Joseph of Arimathea, too, was a prominent member of the Sanhedrin (Mark 15:43). He let Jesus borrow his tomb for a few days. And Nicodemus helped him take Jesus down from the cross and prepare His body for interment (John 19:38-40).

A few years later, another Pharisee, named Saul of Tarsus, would become a follower of Jesus. Taking on his gentile name, Paul, he went on to write most of the New Testament; not to mention his extensive missionary journeys throughout the Mediterranean world. He also spent time in prison for preaching the gospel. He continued, however, in the ministry, preaching about Jesus until his head was removed by a Roman sword, circa 65 AD.    

Now just as there are those who truly understand the law of Moses, there are also those who know that the laws of nature in the physical universe point to its orderly and sovereign Creator. He is love (1 John 4:8). And He created humanity in His own image. We were made in the image of God who is love. 

This is the reason we even have a concept of love. We are fallen, and corrupted because of sin. But the law of God who is love is still inscribed in our inner being by God who created us in His own image (Romans 2:14-15).  

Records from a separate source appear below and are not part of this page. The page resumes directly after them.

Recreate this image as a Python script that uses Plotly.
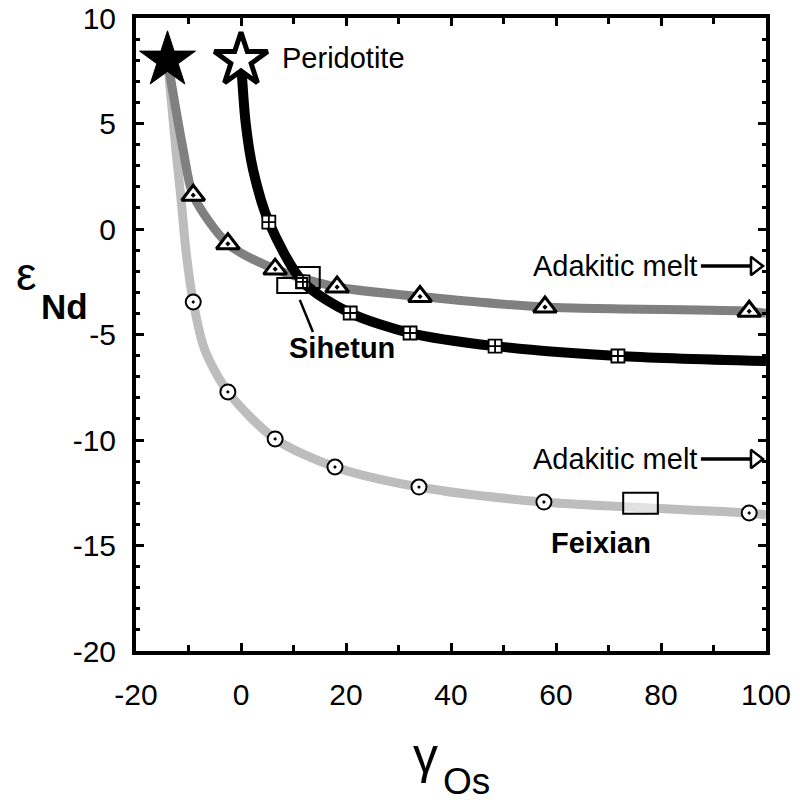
import plotly.graph_objects as go

# ---------------- data ----------------
# black mixing curve (starts at open star "Peridotite")
black_line_x = [0, 0.9, 2.3, 5.3, 11.8, 20.8, 32.2, 48.4, 71.8, 100]
black_line_y = [8, 5.0, 2.8, 0.33, -2.51, -3.98, -4.93, -5.55, -6.02, -6.26]
black_mark_x = [5.3, 11.8, 20.8, 32.2, 48.4, 71.8]
black_mark_y = [0.33, -2.51, -3.98, -4.93, -5.55, -6.02]

# dark grey mixing curve (triangles)
dark_line_x = [-14, -11.0, -9.1, -2.5, 6.5, 18.3, 34.1, 57.9, 96.8, 100]
dark_line_y = [8, 3.74, 1.6, -0.7, -1.9, -2.75, -3.2, -3.7, -3.9, -4.0]
dark_mark_x = [-9.1, -2.5, 6.5, 18.3, 34.1, 57.9, 96.8]
dark_mark_y = [1.6, -0.7, -1.9, -2.75, -3.2, -3.7, -3.9]

# light grey mixing curve (circles)
light_line_x = [-14, -12.4, -11.4, -10.5, -9.1, -6.9, -2.5, 6.5, 17.9, 33.9, 57.7, 96.8, 100]
light_line_y = [8, 3.74, 1.37, -1.0, -3.46, -5.73, -7.72, -9.95, -11.28, -12.23, -12.94, -13.46, -13.55]
light_mark_x = [-9.1, -2.5, 6.5, 17.9, 33.9, 57.7, 96.8]
light_mark_y = [-3.46, -7.72, -9.95, -11.28, -12.23, -12.94, -13.46]

# end-members (stars)
filled_star_x = [-14]
filled_star_y = [8]
open_star_x = [0]
open_star_y = [8]

# sample fields
sihetun_x0 = [10.5, 6.9]
sihetun_x1 = [15.0, 12.6]
sihetun_y0 = [-1.8, -2.32]
sihetun_y1 = [-2.8, -3.03]
feixian_x0, feixian_x1 = 72.8, 79.4
feixian_y0, feixian_y1 = -12.5, -13.5

# adakitic melt arrows
arrow_y = [-1.75, -10.9]

x_ticks = [-20, 0, 20, 40, 60, 80, 100]
x_tick_text = ["-20", "0", "20", "40", "60", "80", "100"]
y_ticks = [-20, -15, -10, -5, 0, 5, 10]
y_tick_text = ["-20", "-15", "-10", "-5", "0", "5", "10"]

FONT = "Liberation Sans, Arial, sans-serif"

fig = go.Figure()

fig.add_trace(go.Scatter(x=light_line_x, y=light_line_y, mode="lines",
                         line=dict(color="#bdbdbd", width=9, shape="spline", smoothing=0.8),
                         hoverinfo="skip"))
fig.add_trace(go.Scatter(x=dark_line_x, y=dark_line_y, mode="lines",
                         line=dict(color="#808080", width=9, shape="spline", smoothing=0.8),
                         hoverinfo="skip"))
fig.add_trace(go.Scatter(x=black_line_x, y=black_line_y, mode="lines",
                         line=dict(color="black", width=10, shape="spline", smoothing=0.8),
                         hoverinfo="skip"))

fig.add_trace(go.Scatter(x=light_mark_x, y=light_mark_y, mode="markers",
                         marker=dict(symbol="circle-dot", size=15, color="white",
                                     line=dict(color="black", width=2))))
fig.add_trace(go.Scatter(x=dark_mark_x, y=dark_mark_y, mode="markers",
                         marker=dict(symbol="triangle-up-dot", size=20, color="white",
                                     line=dict(color="black", width=3))))
fig.add_trace(go.Scatter(x=black_mark_x, y=black_mark_y, mode="markers",
                         marker=dict(symbol="square-cross", size=13, color="white",
                                     line=dict(color="black", width=1.8))))

fig.add_trace(go.Scatter(x=filled_star_x, y=filled_star_y, mode="markers",
                         marker=dict(symbol="star", size=42, color="black",
                                     line=dict(color="black", width=1))))
fig.add_trace(go.Scatter(x=open_star_x, y=open_star_y, mode="markers",
                         marker=dict(symbol="star", size=40, color="white",
                                     line=dict(color="black", width=5))))

# arrows "Adakitic melt ->"
for ay in arrow_y:
    fig.add_trace(go.Scatter(x=[87.6, 97.0], y=[ay, ay], mode="lines",
                             line=dict(color="black", width=3.5), hoverinfo="skip"))
    fig.add_trace(go.Scatter(x=[97.9], y=[ay], mode="markers",
                             marker=dict(symbol="triangle-right-open", size=16,
                                         color="black", line=dict(color="black", width=2.5)),
                             hoverinfo="skip"))
    fig.add_annotation(x=87.3, y=ay, xref="x", yref="y", text="Adakitic melt",
                       showarrow=False, xanchor="right", yanchor="middle",
                       font=dict(family=FONT, size=29, color="black"))

# sample boxes
for x0, x1, y0, y1 in zip(sihetun_x0, sihetun_x1, sihetun_y0, sihetun_y1):
    fig.add_shape(type="rect", xref="x", yref="y", x0=x0, x1=x1, y0=y0, y1=y1,
                  line=dict(color="black", width=2), fillcolor="rgba(0,0,0,0)")
fig.add_shape(type="line", xref="x", yref="y", x0=11.2, y0=-3.36, x1=13.7, y1=-4.88,
              line=dict(color="black", width=2.5))
fig.add_shape(type="rect", xref="x", yref="y", x0=feixian_x0, x1=feixian_x1,
              y0=feixian_y0, y1=feixian_y1,
              line=dict(color="black", width=2), fillcolor="rgba(255,255,255,0.55)")

fig.add_annotation(x=7.4, y=8.1, xref="x", yref="y", text="Peridotite", showarrow=False,
                   xanchor="left", yanchor="middle",
                   font=dict(family=FONT, size=29, color="black"))
fig.add_annotation(x=19.2, y=-5.64, xref="x", yref="y", text="<b>Sihetun</b>", showarrow=False,
                   xanchor="center", yanchor="middle",
                   font=dict(family=FONT, size=29, color="black"))
fig.add_annotation(x=68.6, y=-14.9, xref="x", yref="y", text="<b>Feixian</b>", showarrow=False,
                   xanchor="center", yanchor="middle",
                   font=dict(family=FONT, size=29, color="black"))

# plot-area position on the page (page has an 8px body margin)
OFF = 8
L, R, T, B = 136, 766, 18, 651
def px(xp):
    return (xp - L) / (R - L)
def py(yp):
    return (B - yp) / (B - T)

fig.add_annotation(x=px(26), y=py(274), xref="paper", yref="paper", text="ε",
                   showarrow=False, xanchor="center", yanchor="middle",
                   font=dict(family=FONT, size=46, color="black"))
fig.add_annotation(x=px(64), y=py(306), xref="paper", yref="paper", text="<b>Nd</b>",
                   showarrow=False, xanchor="center", yanchor="middle",
                   font=dict(family=FONT, size=35, color="black"))
fig.add_annotation(x=px(425), y=py(756), xref="paper", yref="paper", text="γ",
                   showarrow=False, xanchor="center", yanchor="middle",
                   font=dict(family=FONT, size=50, color="black"))
fig.add_annotation(x=px(466), y=py(782), xref="paper", yref="paper", text="Os",
                   showarrow=False, xanchor="center", yanchor="middle",
                   font=dict(family=FONT, size=37, color="black"))

axis_common = dict(
    showgrid=False, zeroline=False, showline=True, linecolor="black", linewidth=4,
    mirror="ticks", ticks="inside", tickcolor="black", tickwidth=2.5, ticklen=8,
    tickfont=dict(family=FONT, size=30, color="black"), automargin=False,
    ticklabeloverflow="allow",
)
fig.update_xaxes(range=[-20, 100], tickvals=x_ticks, ticktext=x_tick_text, ticklabelstandoff=14,
                 minor=dict(dtick=10, ticks="inside", ticklen=6, tickwidth=2.5, tickcolor="black"),
                 **axis_common)
fig.update_yaxes(range=[-20, 10], tickvals=y_ticks, ticktext=y_tick_text, ticklabelstandoff=10,
                 minor=dict(dtick=1, ticks="inside", ticklen=4, tickwidth=2.5, tickcolor="black"),
                 **axis_common)

W, H = 800, 803
fig.update_layout(
    width=W, height=H,
    margin=dict(l=L - OFF, r=W - (R - OFF), t=T - OFF, b=H - (B - OFF)),
    paper_bgcolor="white", plot_bgcolor="white",
    showlegend=False,
    font=dict(family=FONT, color="black"),
)

fig.write_html("out.html")
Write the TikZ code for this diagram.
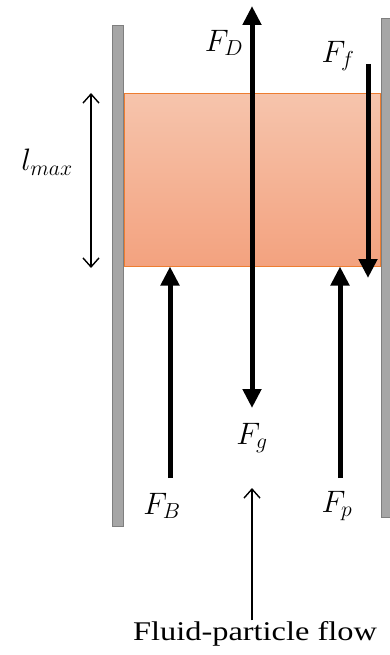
\RequirePackage{fix-cm}
\documentclass[tikz,border=0pt]{standalone}
\usepackage{fontspec}
\setmainfont{Liberation Serif}
\usetikzlibrary{arrows.meta, positioning}
\definecolor{cwall}{HTML}{A6A6A6}
\definecolor{cwalledge}{HTML}{7F7F7F}
\definecolor{cedge}{HTML}{ED7D31}
\definecolor{ctop}{HTML}{F6C4AC}
\definecolor{cbot}{HTML}{F3A27F}
\tikzset{
  wall/.style={draw=cwalledge, fill=cwall, line width=0.8pt, minimum width=11pt, inner sep=0pt},
  force/.style={-{Triangle[length=19pt, width=18pt]}, line width=5pt},
  thin/.style={{Straight Barb[length=9pt, width=16pt]}-{Straight Barb[length=9pt, width=16pt]}, line width=1.4pt},
  lbl/.style={font=\fontsize{31}{33}\selectfont, inner sep=0pt},
}

\begin{document}
\begin{tikzpicture}[x=1pt, y=-1pt]
  \useasboundingbox (0,0) rectangle (390,655);

  % walls
  \node[wall, minimum height=501pt] (lwall) at (118,275.5) {};
  \node[wall, minimum height=499pt] (rwall) at (386.5,267.5) {};

  % particle layer
  \node[draw=cedge, line width=1pt, top color=ctop, bottom color=cbot,
        minimum width=256pt, minimum height=172pt, inner sep=0pt] (blk) at (252,180) {};

  % layer thickness
  \coordinate (ltop) at (91,93);
  \coordinate (lbot) at (91,268);
  \draw[thin] (ltop) -- (lbot);
  \node[lbl] (lmax) at (47,162) {$l_{max}$};

  % forces
  \coordinate (dtop) at (252,6);
  \coordinate (gbot) at (252,408);
  \draw[force, {Triangle[length=19pt, width=18pt]}-{Triangle[length=19pt, width=18pt]}] (gbot) -- (dtop);
  \node[lbl] (fd) at (224,43) {$F_D$};
  \node[lbl] (fg) at (252,438) {$F_g$};

  \coordinate (ftop) at (368,64);
  \coordinate (fbot) at (368,278);
  \draw[force] (ftop) -- (fbot);
  \node[lbl] (ff) at (338,56) {$F_f$};

  \coordinate (bbot) at (170,478);
  \draw[force] (bbot) -- (bbot |- blk.south);
  \node[lbl] (fb) at (162,506) {$F_B$};

  \coordinate (pbot) at (340,478);
  \draw[force] (pbot) -- (pbot |- blk.south);
  \node[lbl] (fp) at (337,506) {$F_p$};

  % flow
  \node[font=\fontsize{27}{29}\selectfont, xscale=1.2, transform shape, inner sep=1pt] (flow) at (255,634) {Fluid-particle flow};
  \coordinate (flowtip) at (252,488);
  \draw[-{Straight Barb[length=9pt, width=16pt]}, line width=1.4pt] (flow.north -| flowtip) -- (flowtip);
\end{tikzpicture}
\end{document}
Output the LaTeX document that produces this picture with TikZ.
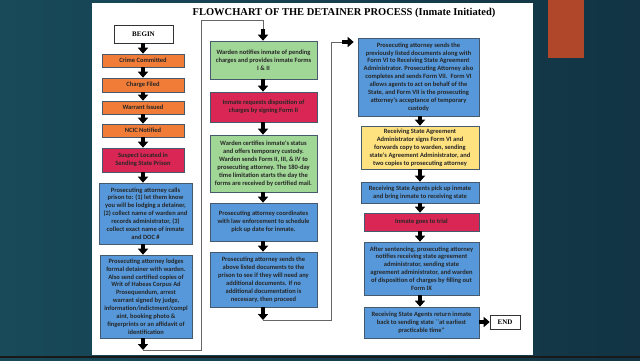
\documentclass[tikz,border=0pt]{standalone}
\usepackage{fontspec}
\setmainfont{Liberation Serif}
\newfontfamily\boxfont{Carlito}
\usetikzlibrary{arrows.meta,calc}
\definecolor{bgA}{RGB}{24,74,90}
\definecolor{bgB}{RGB}{18,52,68}
\definecolor{barc}{RGB}{176,70,42}
\definecolor{orng}{RGB}{240,124,56}
\definecolor{crim}{RGB}{218,38,84}
\definecolor{grn}{RGB}{160,214,150}
\definecolor{blu}{RGB}{86,152,218}
\definecolor{ylw}{RGB}{255,226,128}
\definecolor{edge}{RGB}{70,90,110}
\begin{document}
\begin{tikzpicture}[x=1pt,y=-1pt,
  bx/.style={draw=edge, line width=0.6pt, rectangle, inner sep=0.5pt, align=center,
    font=\boxfont\bfseries\fontsize{6.5}{7.9}\selectfont, text=black!85},
  term/.style={draw=black!80, line width=0.6pt, fill=white, inner sep=1pt,
    font=\bfseries\fontsize{7}{8}\selectfont},
  blk/.style={line width=3.6pt, -{Triangle[width=10pt,length=6pt]}, black},
  thinline/.style={draw=black!60, line width=0.5pt}]
\useasboundingbox (0,0) rectangle (640,360);
% background
\shade[left color=bgA, right color=bgB] (0,0) rectangle (640,360);
\fill[barc] (548,0) rectangle (584,58);
\fill[white] (92,3) rectangle (533,355);
\fill[black!90] (0,355.5) rectangle (640,358);
% title
\node[font=\bfseries\fontsize{10.5}{12}\selectfont] (title) at (344,13)
  {FLOWCHART OF THE DETAINER PROCESS (Inmate Initiated)};
% left column
\node[term, minimum width=59pt, minimum height=18pt] (begin) at (143.5,34) {BEGIN};
\node[bx, fill=orng, minimum width=82pt, minimum height=13pt] (c1) at (143,60.5) {Crime Committed};
\node[bx, fill=orng, minimum width=82pt, minimum height=14pt] (c2) at (143,85) {Charge Filed};
\node[bx, fill=orng, minimum width=82pt, minimum height=13pt] (c3) at (143,107.5) {Warrant Issued};
\node[bx, fill=orng, minimum width=82pt, minimum height=13pt] (c4) at (143,130.5) {NCIC Notified};
\node[bx, fill=crim, minimum width=82pt, minimum height=24pt] (c5) at (143,160)
  {Suspect Located in\\Sending State Prison};
\node[bx, fill=blu, minimum width=93pt, minimum height=61pt] (c6) at (145.5,213.5)
  {Prosecuting attorney calls\\prison to: (1) let them know\\you will be lodging a detainer,\\(2) collect name of warden and\\records administrator, (3)\\collect exact name of inmate\\and DOC \#};
\node[bx, fill=blu, minimum width=92pt, minimum height=83pt] (c7) at (146,296.5)
  {Prosecuting attorney lodges\\formal detainer with warden.\\Also send certified copies of\\Writ of Habeas Corpus Ad\\Prosequendum, arrest\\warrant signed by judge,\\information/indictment/compl\\aint, booking photo \&\\fingerprints or an affidavit of\\identification};
% middle column
\node[bx, fill=grn, minimum width=107pt, minimum height=38pt] (m1) at (263.5,60)
  {Warden notifies inmate of pending\\charges and provides inmate Forms\\I \& II};
\node[bx, fill=crim, minimum width=107pt, minimum height=30pt] (m2) at (263.5,107)
  {Inmate requests disposition of\\charges by signing Form II};
\node[bx, fill=grn, minimum width=107pt, minimum height=57pt] (m3) at (263.5,163.5)
  {Warden certifies inmate's status\\and offers temporary custody.\\Warden sends Form II, III, \& IV to\\prosecuting attorney. The 180-day\\time limitation starts the day the\\forms are received by certified mail.};
\node[bx, fill=blu, minimum width=107pt, minimum height=38pt] (m4) at (263.5,222)
  {Prosecuting attorney coordinates\\with law enforcement to schedule\\pick up date for inmate.};
\node[bx, fill=blu, minimum width=107pt, minimum height=55pt] (m5) at (263.5,279.5)
  {Prosecuting attorney sends the\\above listed documents to the\\prison to see if they will need any\\additional documents. If no\\additional documentation is\\necessary, then proceed};
% right column
\node[bx, fill=blu, minimum width=121pt, minimum height=78pt] (r1) at (418.5,77)
  {Prosecuting attorney sends the\\previously listed documents along with\\Form VI to Receiving State Agreement\\Administrator. Prosecuting Attorney also\\completes and sends Form VII.\ \ Form VI\\allows agents to act on behalf of the\\State, and Form VII is the prosecuting\\attorney's acceptance of temporary\\custody};
\node[bx, fill=ylw, minimum width=118pt, minimum height=43pt] (r2) at (420,147.5)
  {Receiving State Agreement\\Administrator signs Form VI and\\forwards copy to warden, sending\\state's Agreement Administrator, and\\two copies to prosecuting attorney};
\node[bx, fill=blu, minimum width=118pt, minimum height=21pt] (r3) at (420,192.5)
  {Receiving State Agents pick up inmate\\and bring inmate to receiving state};
\node[bx, fill=crim, minimum width=115pt, minimum height=18pt] (r4) at (421.5,222)
  {Inmate goes to trial};
\node[bx, fill=blu, minimum width=115pt, minimum height=53pt] (r5) at (421.5,268.5)
  {After sentencing, prosecuting attorney\\notifies receiving state agreement\\administrator, sending state\\agreement administrator, and warden\\of disposition of charges by filling out\\Form IX};
\node[bx, fill=blu, minimum width=115pt, minimum height=31pt] (r6) at (421.5,322.5)
  {Receiving State Agents return inmate\\back to sending state ``at earliest\\practicable time''};
\node[term, minimum width=30pt, minimum height=14pt] (end) at (505,322) {END};
% coordinates
\coordinate (lx) at (143,0);
\coordinate (mx) at (263,0);
\coordinate (rx) at (420,0);
\coordinate (lt) at (143,350);
\coordinate (ja) at (201,350);
\coordinate (jc) at (263,20);
\coordinate (mt) at (263,29);
\coordinate (mb) at (263,320);
\coordinate (jd) at (331,320);
\coordinate (rs) at (342,42);
% left arrows
\draw[blk] (begin.south -| lx) -- (c1.north -| lx);
\draw[blk] (c1.south -| lx) -- (c2.north -| lx);
\draw[blk] (c2.south -| lx) -- (c3.north -| lx);
\draw[blk] (c3.south -| lx) -- (c4.north -| lx);
\draw[blk] (c4.south -| lx) -- (c5.north -| lx);
\draw[blk] (c5.south -| lx) -- (c6.north -| lx);
\draw[blk] (c6.south -| lx) -- (c7.north -| lx);
\draw[blk] (c7.south -| lx) -- (lt);
% link to middle
\draw[thinline] (lt) -- (ja) |- (jc) -- (mt);
\draw[blk] (mt) -- (m1.north -| mx);
\draw[blk] (m1.south -| mx) -- (m2.north -| mx);
\draw[blk] (m2.south -| mx) -- (m3.north -| mx);
\draw[blk] (m3.south -| mx) -- (m4.north -| mx);
\draw[blk] (m4.south -| mx) -- (m5.north -| mx);
\draw[blk] (m5.south -| mx) -- (mb);
% link to right
\draw[thinline] (mb) -- (jd) |- (rs);
\draw[blk, shorten >=4pt] (rs) -- (rs -| r1.west);
\draw[blk] (r1.south -| rx) -- (r2.north -| rx);
\draw[blk] (r2.south -| rx) -- (r3.north -| rx);
\draw[blk] (r3.south -| rx) -- (r4.north -| rx);
\draw[blk] (r4.south -| rx) -- (r5.north -| rx);
\draw[blk] (r5.south -| rx) -- (r6.north -| rx);
\draw[blk] (r6.east |- end.west) -- (end.west);
\end{tikzpicture}
\end{document}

And just as not all Pharisees were against Jesus, so not all scientists are against the Creator who is one and the same with Jesus (John 1:1-5; John 10:30). As I already pointed out, modern science was born from the conviction that we live in an orderly universe, created and sustained by an orderly Creator according to His orderly reign. This conviction is what made the systematic, orderly study of the physical universe possible. 

Francis Bacon, Copernicus, Johann Kepler, and Isaac Newton all believed in the Genesis account of Creation, the Fall, and the Flood. Charles Darwin stole the idea of natural selection from zoologist Edward Blythe, who believed the Genesis account, and  considered natural selection to be a display of Divine providence in action. And natural selection does not add new information to the genome of any creature. It only works with already existing information. Therefore it is incapable of being the catalyst for molecules-to-man evolution.

The inventor of the MRI scanner, Raymond Damadian, is a creation scientist. And there are many other formally trained scientists who hold to the Genesis account of a six-day Creation, approximately six thousand years ago. Dr. Georgia Purdom has a Ph.D in biology and works for Answers in Genesis. Dr. Jason Lisle has a Ph.D in astrophysics and leads the research team at the Institute for Creation Research. And these are just a few examples.

As I believe in grace, so I believe in miracles. This flies in the face of the rigid teachers of the law. No law can nullify the love of God. And no law can nullify God who is love. By His great power, which we call miraculous; He created the universe in six days, six thousand years ago. And He made humanity in His own image.

I will close with this quote from Philip Yancy:


"Some see miracles as an implausible suspension of the laws of the physical universe. As signs, though, they serve just the opposite function. Death, decay, entropy, and destruction are the true suspensions of God's laws; miracles are the early glimpses of restoration."